Earlier this summer, when Arkansas coach Bret Bielema and Alabama coach Nick Saban were on a crusade to enact a 10-second rule that would essentially slow down hurry-up offenses, Arizona coach Rich Rodriguez became annoyed.
He made remarks knocking the rule, sent out snide tweets and even helped his video department produce an incredibly witty video based off the movie “Speed.”
See, Rodriguez is the coach of one of the fastest offenses in college football at 83.23 plays per game, which ranked seventh in the country. And during Pac-12 media day on Wednesday, he continued to take jabs at those who wanted to slow him down.
“Oh, hell, it's all personal agenda,” Rodriguez said when asked about the attempted rule change. “Why try to defend it when you can just change the rules? I don't blame them. I would do it too. I don't want to have to teach our guys how to substitute fast, let's just change the rules. That's all it is.”
One of the biggest arguments for the rule change — an argument both Saban and Bielema continued to make during SEC media opportunities in the past week — was player safety.
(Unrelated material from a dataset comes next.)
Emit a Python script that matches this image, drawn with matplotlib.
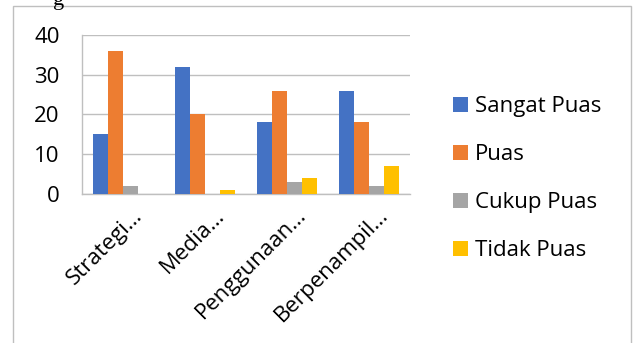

Because offenses were moving so quickly, it didn’t give a fatigued defensive player enough time to substitute and ultimately led to more injuries. However, no one pushing the rule could come up with data to support the greater injury theory.
“I don't see any guys that are running the fast no-huddle saying we have a problem with injuries and pace of play,” Rodriguez said. “If it was, as a coach, if you have true concern with your players, which we all do, if you thought that was an issue, you'd change your system. I think it's just the opposite.
“I think there is a concerted effort by every coach in America to try to make things easier. Hell, I don't blame the coaches for doing it, but good luck trying to find data on that.”
But Rodriguez did show a little sympathy for defensive coordinators who have to face offenses that seem to be more potent by the year. His Wildcats gave up 401.1 yards and 24.2 points per game, which was quite good considering seven of the nation’s top 40 fastest offenses last year happened to be in the Pac-12.
“It's harder to be a defensive coordinator now than it's ever been in the history of the game,” Rodriguez said. “Now because of the schemes, well, because of frankly the talent of the skill players now is keeping preaching. All this stuff, kids playing football year around and all that, all that's done has increased the talent level of the skilled players coming out of high school, so it makes it harder to coach defense. That's why I still play with the offense.”